Una sola palabra y todo el sentido cambia. De ahí que trate desde hace años de buscar el acto inclasificable. Aquel que no se pueda nombrar. Un hecho que no pueda ser clasificado bajo ningún título o palabra. Estudiemos algunos casos. Impregnar tu cuerpo con el veneno de una áspid egipcia y abrazar en Callao a un activista de Greenpeace es un hecho que podría catalogarse como homicidio. No me sirve. Otro caso. Vomitar sobre la cara de tu jefe en la cena de empresa de todos los años (suprimiría el mes de diciembre del calendario si con ello se anularan tales cenas) tampoco es válido. Además de ser causa de despido puede resultar una ordinariez para algunos y un acto filantrópico para otros.

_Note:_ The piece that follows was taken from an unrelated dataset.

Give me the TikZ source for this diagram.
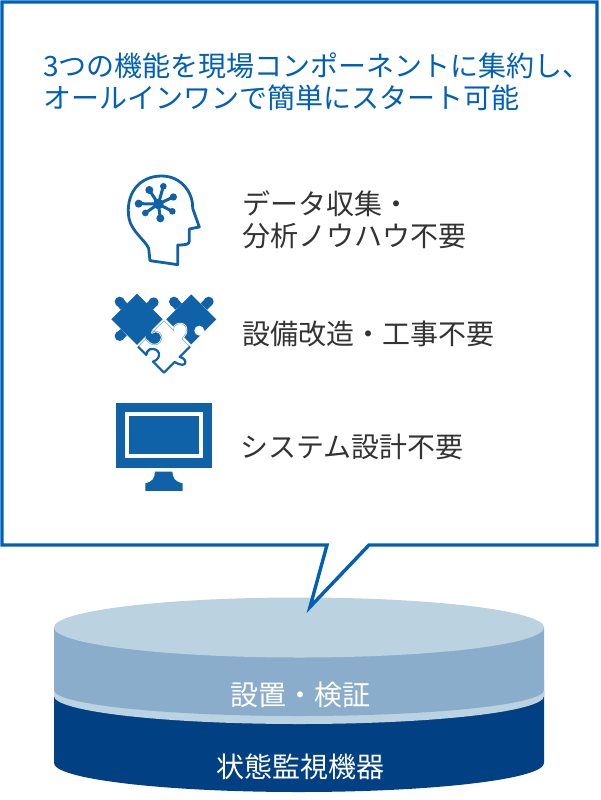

Y por último, realizar tocamientos a un cadáver que lleva enterrado más de dos siglos (recordad que busco el acto inclasificable), por muy abyecto que pueda parecer, sí tiene su clasificación. Hablamos de "necrofilia" y cuando existe la palabra, por algo será. Tampoco me vale. El acusado, por muy reprobable que pueda parecer su acción a la sociedad, siempre puede esgrimir que si uno jura amor eterno, se ha de ser consecuente con ello.

¿Lo veis? No hay nada que se salga de la lista. Toda acción está ordenada, clasificada. Todo acto tiene una etiqueta como los productos en un supermercado. No hay nada que se salga del guión. Las palabras nos han ayudado lo indecible desde que las creamos, pero también han acotado el camino. Todo está preparado y dispuesto para ser llevado a la despensa del conocimiento. Si nombramos lo que nos rodea, tenemos el control. Pero, ¿qué control? ¿Por qué queremos el control? ¿A qué le tememos? ¿Podemos controlar lo que nos rodea? ¿Habéis visto la fuerza de un tsunami, aunque sea por televisión?

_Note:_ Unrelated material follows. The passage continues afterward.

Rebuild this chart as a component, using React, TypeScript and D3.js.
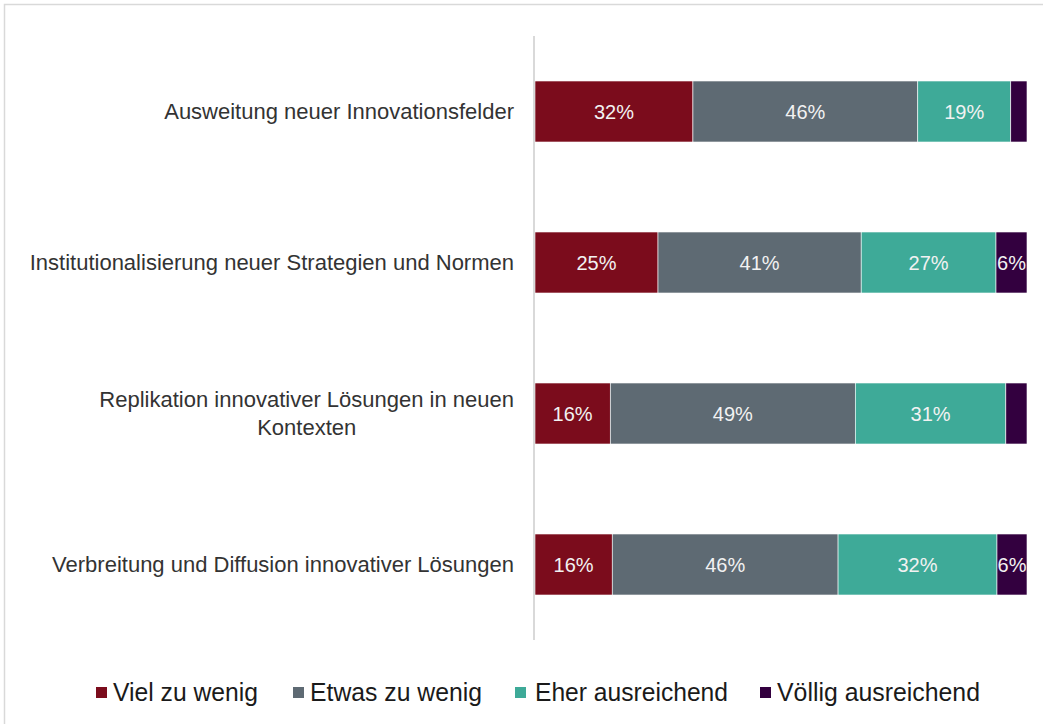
import React from "react";
import * as d3 from "d3";

const categories: string[][] = [
  ["Ausweitung neuer Innovationsfelder"],
  ["Institutionalisierung neuer Strategien und Normen"],
  ["Replikation innovativer Lösungen in neuen", "Kontexten"],
  ["Verbreitung und Diffusion innovativer Lösungen"],
];
const seriesNames = ["Viel zu wenig", "Etwas zu wenig", "Eher ausreichend", "Völlig ausreichend"];
const vielZuWenig = [32.1, 25.0, 15.3, 15.7];
const etwasZuWenig = [45.7, 41.3, 49.8, 45.9];
const eherAusreichend = [18.9, 27.4, 30.6, 32.3];
const voelligAusreichend = [3.3, 6.3, 4.3, 6.1];
const labelViel = ["32%", "25%", "16%", "16%"];
const labelEtwas = ["46%", "41%", "49%", "46%"];
const labelEher = ["19%", "27%", "31%", "32%"];
const labelVoellig = ["", "6%", "", "6%"];

const colors = ["#7b0c1c", "#5e6a73", "#3eaa98", "#33003f"];

const W = 1043;
const H = 724;
const FONT = "Arial, 'Liberation Sans', sans-serif";

function measure(text: string, size: number): number {
  if (typeof document === "undefined") return text.length * size * 0.5;
  const c = document.createElement("canvas");
  const ctx = c.getContext("2d");
  if (!ctx) return text.length * size * 0.5;
  ctx.font = `${size}px 'Liberation Sans', Arial, sans-serif`;
  return ctx.measureText(text).width;
}

export default function App() {
  const series = [vielZuWenig, etwasZuWenig, eherAusreichend, voelligAusreichend];
  const labels = [labelViel, labelEtwas, labelEher, labelVoellig];

  const x = d3.scaleLinear().domain([0, 100]).range([535, 1027]);
  const y = d3
    .scaleBand<number>()
    .domain(d3.range(categories.length))
    .range([36, 640])
    .paddingInner(0.596)
    .paddingOuter(0.298);

  const rows = categories.map((_, i) => series.map((s) => s[i]));
  const stack = d3.stack<number[]>().keys(d3.range(series.length) as any).value((d, k) => d[k as any]);
  const stacked = stack(rows as any);

  const legendSquares = [96, 293, 515, 760];
  const legendText = [113, 310, 535, 777];
  const legendWidths = [145, 172, 193, 203];
  const catSize = 22;

  return (
    <div style={{ position: "absolute", left: 0, top: 0 }}>
      <svg width={W} height={H} style={{ display: "block", background: "#fff" }}>
        <rect x={4.5} y={4.5} width={1200} height={900} fill="#fff" stroke="#d9d9d9" strokeWidth={1.5} />
        {stacked.map((layer, si) => (
          <g key={si}>
            {layer.map((d, i) => {
              const x0 = x(d[0]);
              const x1 = x(d[1]);
              const yy = y(i)!;
              const bw = y.bandwidth();
              return (
                <g key={i}>
                  <rect x={x0} y={yy} width={x1 - x0} height={bw} fill={colors[si]} stroke="#ffffff" strokeWidth={0.6} />
                  {labels[si][i] && (
                    <text
                      x={(x0 + x1) / 2}
                      y={yy + bw / 2 + 7}
                      textAnchor="middle"
                      fontFamily={FONT}
                      fontSize={20}
                      fill="#f2f2f2"
                    >
                      {labels[si][i]}
                    </text>
                  )}
                </g>
              );
            })}
          </g>
        ))}
        <line x1={534} x2={534} y1={36} y2={640} stroke="#d9d9d9" strokeWidth={2} />
        {categories.map((lines, i) => {
          const cy = y(i)! + y.bandwidth() / 2;
          const lh = 28;
          const n = lines.length;
          const maxW = d3.max(lines, (l) => measure(l, catSize)) || 0;
          return (
            <text key={i} fontFamily={FONT} fontSize={catSize} fill="#333333">
              {lines.map((ln, j) => (
                <tspan
                  key={j}
                  x={n > 1 ? 514 - maxW / 2 : 514}
                  y={cy + 7.5 + (j - (n - 1) / 2) * lh}
                  textAnchor={n > 1 ? "middle" : "end"}
                >
                  {ln}
                </tspan>
              ))}
            </text>
          );
        })}
        {seriesNames.map((nm, i) => (
          <g key={i}>
            <rect x={legendSquares[i]} y={687} width={11} height={11} fill={colors[i]} />
            <text
              x={legendText[i]}
              y={701}
              fontFamily={FONT}
              fontSize={25}
              fill="#1a1a1a"
              textLength={legendWidths[i]}
              lengthAdjust="spacingAndGlyphs"
            >
              {nm}
            </text>
          </g>
        ))}
      </svg>
    </div>
  );
}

¿Y si no existiese el acto o la cosa sin nombre y pudiera quedarme sin los nombres adecuados y precisos por un breve espacio de tiempo? ¿Qué ocurriría? 

A veces crecen rosas rojas y blancas en mi jardín. Desnudas, serenas. Me las quedo observando un rato y digo: qué rojas están, qué hermosas... Y algo falla en ese instante y se me cuela por los ojos nada más que tristeza. ¿Cuántas veces empleé la palabra "hermosa" y en qué circunstancias?, me pregunto. ¿Es justo poner a la rosa una etiqueta con una palabra cuando sus pétalos más bien parecen una oración a dios? ¿Cómo diablos expreso eso?...

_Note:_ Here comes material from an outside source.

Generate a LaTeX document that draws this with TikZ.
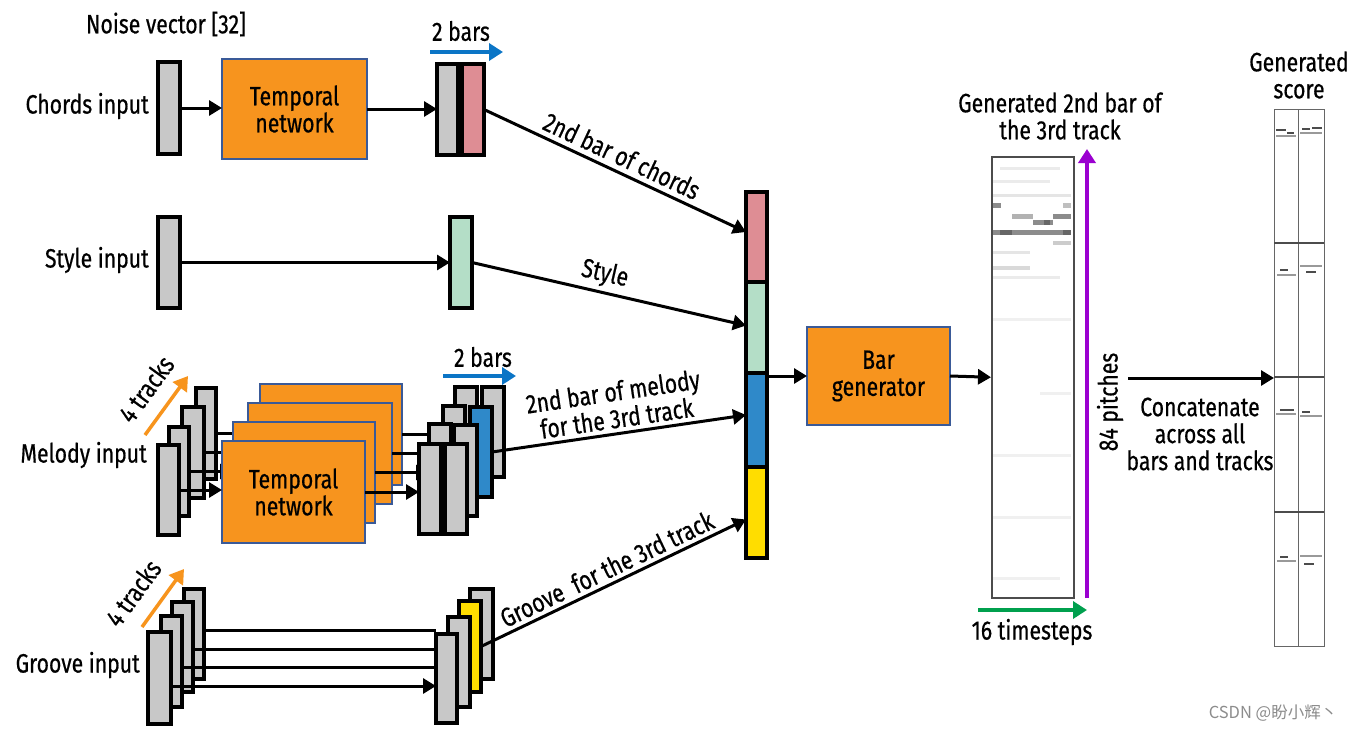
\documentclass[tikz,border=0pt]{standalone}
\usepackage{fontspec}
\setmainfont{Fira Sans}[FakeStretch=0.8,FakeBold=0.6]
\newfontfamily\cjkfont{Noto Sans CJK SC}
\usetikzlibrary{arrows.meta,calc}
\definecolor{orangeF}{HTML}{F7941E}
\definecolor{blueB}{HTML}{3A5A98}
\definecolor{boxgray}{HTML}{C8C8C8}
\definecolor{pinkF}{HTML}{DE8D94}
\definecolor{greenF}{HTML}{B4DEC7}
\definecolor{blueF}{HTML}{2F89C9}
\definecolor{yellowF}{HTML}{FFDD00}
\definecolor{arrblue}{HTML}{0B75C6}
\definecolor{purp}{HTML}{9B00D0}
\definecolor{grnarr}{HTML}{00A04E}
\definecolor{orgarr}{HTML}{F7941D}
\newcommand\mkbox[6]{\node[#1, minimum width={(#5-#3)*1pt}, minimum height={(#6-#4)*1pt}] (#2) at (#3,#4) {};}
\newcommand\mkboxt[7]{\node[#1, minimum width={(#5-#3)*1pt}, minimum height={(#6-#4)*1pt}] (#2) at (#3,#4) {#7};}
\tikzset{
  txt/.style={font=\fontsize{26.5}{27}\selectfont, align=center, inner sep=2pt},
  ln/.style={line width=3pt},
  arr/.style={line width=3pt, -{Triangle[length=13pt,width=15pt]}},
  bx/.style={draw=black, line width=3.5pt, anchor=north west, inner sep=0pt, outer sep=0pt},
  gbox/.style={bx, fill=boxgray},
  pbox/.style={bx, fill=pinkF},
  sbox/.style={bx, fill=greenF},
  bbox/.style={bx, fill=blueF},
  ybox/.style={bx, fill=yellowF},
  tnbox/.style={draw=blueB, line width=2.5pt, fill=orangeF, anchor=north west, outer sep=0pt, txt},
  colarr/.style={line width=3.5pt, -{Triangle[length=14pt,width=17pt]}},
  rollmark/.style={line width=1.2pt, draw=black!70}
}
\begin{document}
\begin{tikzpicture}[x=1pt,y=-1pt]
\useasboundingbox (0,0) rectangle (1355,731);
\fill[white] (0,0) rectangle (1355,731);

% ---------------- chords ----------------
\node[txt] (noise) at (166,24) {Noise vector [32]};
\node[txt, anchor=east] (chLab) at (151,106) {Chords input};
\mkbox{gbox}{chIn}{158}{62}{180}{154}
\mkboxt{tnbox}{chTN}{222}{59}{367}{159}{Temporal\\network}
\mkbox{gbox}{chO1}{437}{64}{458}{155}
\mkbox{pbox}{chO2}{462}{64}{484}{155}
\draw[arr] (chIn.east) -- (chIn.east -| chTN.west);
\draw[arr] (chTN.east) -- (chTN.east -| chO1.west);
\node[txt] (bars1) at (461,31) {2 bars};
\coordinate (b1s) at (430,52);
\coordinate (b1e) at (503,52);
\draw[colarr, draw=arrblue] (b1s) -- (b1e);

% ---------------- style ----------------
\node[txt, anchor=east] (stLab) at (151,260) {Style input};
\mkbox{gbox}{stIn}{158}{217}{180}{308}
\mkbox{sbox}{stO}{450}{217}{472}{308}
\draw[arr] (stIn.east) -- (stIn.east -| stO.west);

% ---------------- melody ----------------
\node[txt, anchor=east] (meLab) at (149,455) {Melody input};
% layer 3
\mkbox{gbox}{mi3}{196}{388}{216}{479}
\mkbox{tnbox}{mt3}{260}{384}{402}{485}
\draw[arr] (mi3.east) -- (mi3.east -| mt3.west);
\mkbox{gbox}{ma3}{455}{387}{477}{478}
\mkbox{gbox}{mb3}{482}{387}{504}{477}
\draw[arr] (mt3.east) -- (mt3.east -| ma3.west);
% layer 2
\mkbox{gbox}{mi2}{182}{407}{204}{498}
\mkbox{tnbox}{mt2}{248}{403}{392}{504}
\draw[arr] (mi2.east) -- (mi2.east -| mt2.west);
\mkbox{gbox}{ma2}{443}{406}{465}{497}
\mkbox{bbox}{mb2}{470}{407}{492}{497}
\draw[arr] (mt2.east) -- (mt2.east -| ma2.west);
% layer 1
\mkbox{gbox}{mi1}{169}{427}{189}{516}
\mkbox{tnbox}{mt1}{233}{422}{375}{523}
\draw[arr] (mi1.east) -- (mi1.east -| mt1.west);
\mkbox{gbox}{ma1}{429}{424}{451}{515}
\mkbox{gbox}{mb1}{454}{425}{477}{516}
\draw[arr] (mt1.east) -- (mt1.east -| ma1.west);
% layer 0
\mkbox{gbox}{mi0}{158}{445}{179}{535}
\mkboxt{tnbox}{mt0}{222}{441}{365}{543}{Temporal\\network}
\draw[arr] (mi0.east) -- (mi0.east -| mt0.west);
\mkbox{gbox}{ma0}{419}{444}{441}{534}
\mkbox{gbox}{mb0}{445}{444}{467}{534}
\draw[arr] (mt0.east) -- (mt0.east -| ma0.west);
\node[txt] (bars2) at (483,357) {2 bars};
\coordinate (b2s) at (443,376);
\coordinate (b2e) at (516,376);
\draw[colarr, draw=arrblue] (b2s) -- (b2e);
\coordinate (mt4s) at (145,435);
\coordinate (mt4e) at (188,376);
\draw[colarr, draw=orgarr] (mt4s) -- (mt4e);
\node[txt, rotate=54] (me4) at (146,389) {4 tracks};

% ---------------- groove ----------------
\node[txt, anchor=east] (grLab) at (142,665) {Groove input};
\mkbox{gbox}{go3}{470}{589}{493}{679}
\mkbox{ybox}{go2}{459}{601}{481}{692}
\mkbox{gbox}{go1}{448}{617}{470}{707}
\mkbox{gbox}{go0}{436}{634}{457}{723}
\mkbox{gbox}{gi3}{184}{589}{204}{679}
\coordinate (g3s) at ([yshift=4pt]gi3.east);
\draw[ln] (g3s) -- (g3s -| go0.west);
\mkbox{gbox}{gi2}{172}{602}{193}{692}
\coordinate (g2s) at ([yshift=-2pt]gi2.east);
\draw[ln] (g2s) -- (g2s -| go0.west);
\mkbox{gbox}{gi1}{161}{616}{182}{707}
\coordinate (g1s) at ([yshift=-5.5pt]gi1.east);
\draw[ln] (g1s) -- (g1s -| go0.west);
\mkbox{gbox}{gi0}{148}{632}{171}{724}
\coordinate (g0s) at ([yshift=-8pt]gi0.east);
\draw[arr] (g0s) -- (g0s -| go0.west);
\coordinate (gt4s) at (142,627);
\coordinate (gt4e) at (184,569);
\draw[colarr, draw=orgarr] (gt4s) -- (gt4e);
\node[txt, rotate=54] (gr4) at (133,593) {4 tracks};

% ---------------- column ----------------
\mkbox{pbox}{bc1}{746}{192}{767}{282}
\mkbox{sbox}{bc2}{746}{282}{767}{373}
\mkbox{bbox}{bc3}{746}{373}{767}{467}
\mkbox{ybox}{bc4}{746}{467}{767}{558}

\draw[arr] (chO2.east) -- ([yshift=5pt]bc1.west)
  node[pos=0.5, sloped, above=3pt, txt] (lchords) {2nd bar of chords};
\draw[arr] (stO.east) -- ([yshift=2pt]bc2.west)
  node[pos=0.47, sloped, above=2pt, txt] (lstyle) {Style};
\draw[arr] (mb2.east) -- ([yshift=5pt]bc3.west)
  node[pos=0.5, sloped, above=2pt, txt] (lmel) {2nd bar of melody\\for the 3rd track};
\draw[arr] (go2.east) -- ([yshift=-7pt]bc4.west)
  node[pos=0.5, sloped, above=2pt, txt] (lgr) {Groove\ \ for the 3rd track};

% ---------------- bar generator ----------------
\mkboxt{tnbox}{bg}{807}{327}{950}{425}{Bar\\generator}
\draw[arr] (bg.west -| bc3.east) -- (bg.west);
\node[anchor=north west, draw=black!70, line width=1.5pt, minimum width=82pt, minimum height=441pt, inner sep=0pt] (gb) at (991,156) {};
\draw[arr] (bg.east) -- (gb.west);
% piano roll of generated bar
\begin{scope}
\fill[black!45] (993,203) rectangle (1001,208);
\fill[black!25] (1063,203) rectangle (1071,208);
\fill[black!30] (1012,214) rectangle (1033,219);
\fill[black!45] (1053,214) rectangle (1071,219);
\fill[black!45] (1033,220) rectangle (1053,225);
\fill[black!60] (1044,220) rectangle (1050,225);
\fill[black!45] (993,230) rectangle (1071,235);
\fill[black!60] (1000,230) rectangle (1012,235);
\fill[black!60] (1063,230) rectangle (1071,235);
\fill[black!20] (1053,241) rectangle (1071,245);
\fill[black!10] (993,251) rectangle (1030,254);
\fill[black!15] (993,266) rectangle (1030,270);
\fill[black!8] (993,276) rectangle (1060,279);
\fill[black!8] (1000,167) rectangle (1060,170);
\fill[black!8] (993,180) rectangle (1050,183);
\fill[black!10] (993,194) rectangle (1071,197);
\fill[black!6] (993,318) rectangle (1071,321);
\fill[black!6] (1040,392) rectangle (1071,395);
\fill[black!6] (993,454) rectangle (1071,457);
\fill[black!6] (993,516) rectangle (1071,519);
\fill[black!6] (993,577) rectangle (1060,580);
\end{scope}
\node[txt] (gbLab) at (1060,116) {Generated 2nd bar of\\the 3rd track};
\coordinate (pbot) at (1087,598);
\coordinate (ptop) at (1087,149);
\draw[colarr, draw=purp] (pbot) -- (ptop);
\node[txt, rotate=90] (pitch) at (1110,402) {84 pitches};
\coordinate (tls) at (978,610);
\coordinate (tle) at (1087,610);
\draw[colarr, draw=grnarr] (tls) -- (tle);
\node[txt] (tsLab) at (1032,632) {16 timesteps};

% ---------------- score ----------------
\node[anchor=north west, draw=black!60, line width=1pt, minimum width=50pt, minimum height=537pt, inner sep=0pt] (sc) at (1274,109) {};
\coordinate (cst) at (1128,378);
\draw[arr] (cst) -- (sc.west);
\node[txt] (catLab) at (1200,434) {Concatenate\\across all\\bars and tracks};
\node[txt] (scLab) at (1299,75) {Generated\\score};
\draw[draw=black!60, line width=1pt] (sc.north) ++(-1,0) coordinate (scd1) -- (scd1 |- sc.south);
\draw[draw=black!70, line width=1.2pt] (1274,243) -- (1324,243);
\draw[draw=black!70, line width=1.2pt] (1274,377) -- (1324,377);
\draw[draw=black!70, line width=1.2pt] (1274,512) -- (1324,512);
% marks
\draw[rollmark] (1276,130) -- (1286,130); \draw[rollmark] (1287,133) -- (1294,133);
\draw[rollmark, draw=black!40] (1276,136) -- (1296,136);
\draw[rollmark] (1302,129) -- (1310,129); \draw[rollmark] (1312,128) -- (1322,128);
\draw[rollmark, draw=black!40] (1300,133) -- (1322,133);
\draw[rollmark] (1280,270) -- (1288,270); \draw[rollmark, draw=black!40] (1277,275) -- (1296,275);
\draw[rollmark] (1306,272) -- (1316,272); \draw[rollmark, draw=black!40] (1300,266) -- (1322,266);
\draw[rollmark] (1280,410) -- (1294,410); \draw[rollmark, draw=black!40] (1276,414) -- (1296,414);
\draw[rollmark] (1302,412) -- (1310,412); \draw[rollmark, draw=black!40] (1300,416) -- (1322,416);
\draw[rollmark] (1280,557) -- (1288,557); \draw[rollmark, draw=black!40] (1277,561) -- (1296,561);
\draw[rollmark] (1304,564) -- (1314,564); \draw[rollmark, draw=black!40] (1300,556) -- (1322,556);

% watermark
\node[font=\cjkfont\fontsize{16.5}{18}\selectfont, text=black!45, inner sep=0pt] (wm) at (1273,713) {CSDN @盼小辉丶};
\end{tikzpicture}
\end{document}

La próxima vez, si tengo que describir el aroma de la piel de mi chica por la mañana o la humedad de la baba de un bebé o el estado de la materia antes de que rompa a llover, seré muy selectivo con las palabras. O puede que nos las use. A lo mejor no digo nada y me quedo mirando todas esas cosas. No sé lo que es orar pero puede que se le parezca a eso: quedarte mirando, sin decir una palabra. Sin poner etiquetas. Será probablemente lo más elocuente que pueda hacer.

2 comentarios:

  1. Jonás, la carrera de Kevin Costner (incluyendo Waterworld) es prácticamente perfecta y totalmente explicable. No puedo entenderte y se abren paso mil lágrimas por mi moflete al intuir cierto tono crítico con Él.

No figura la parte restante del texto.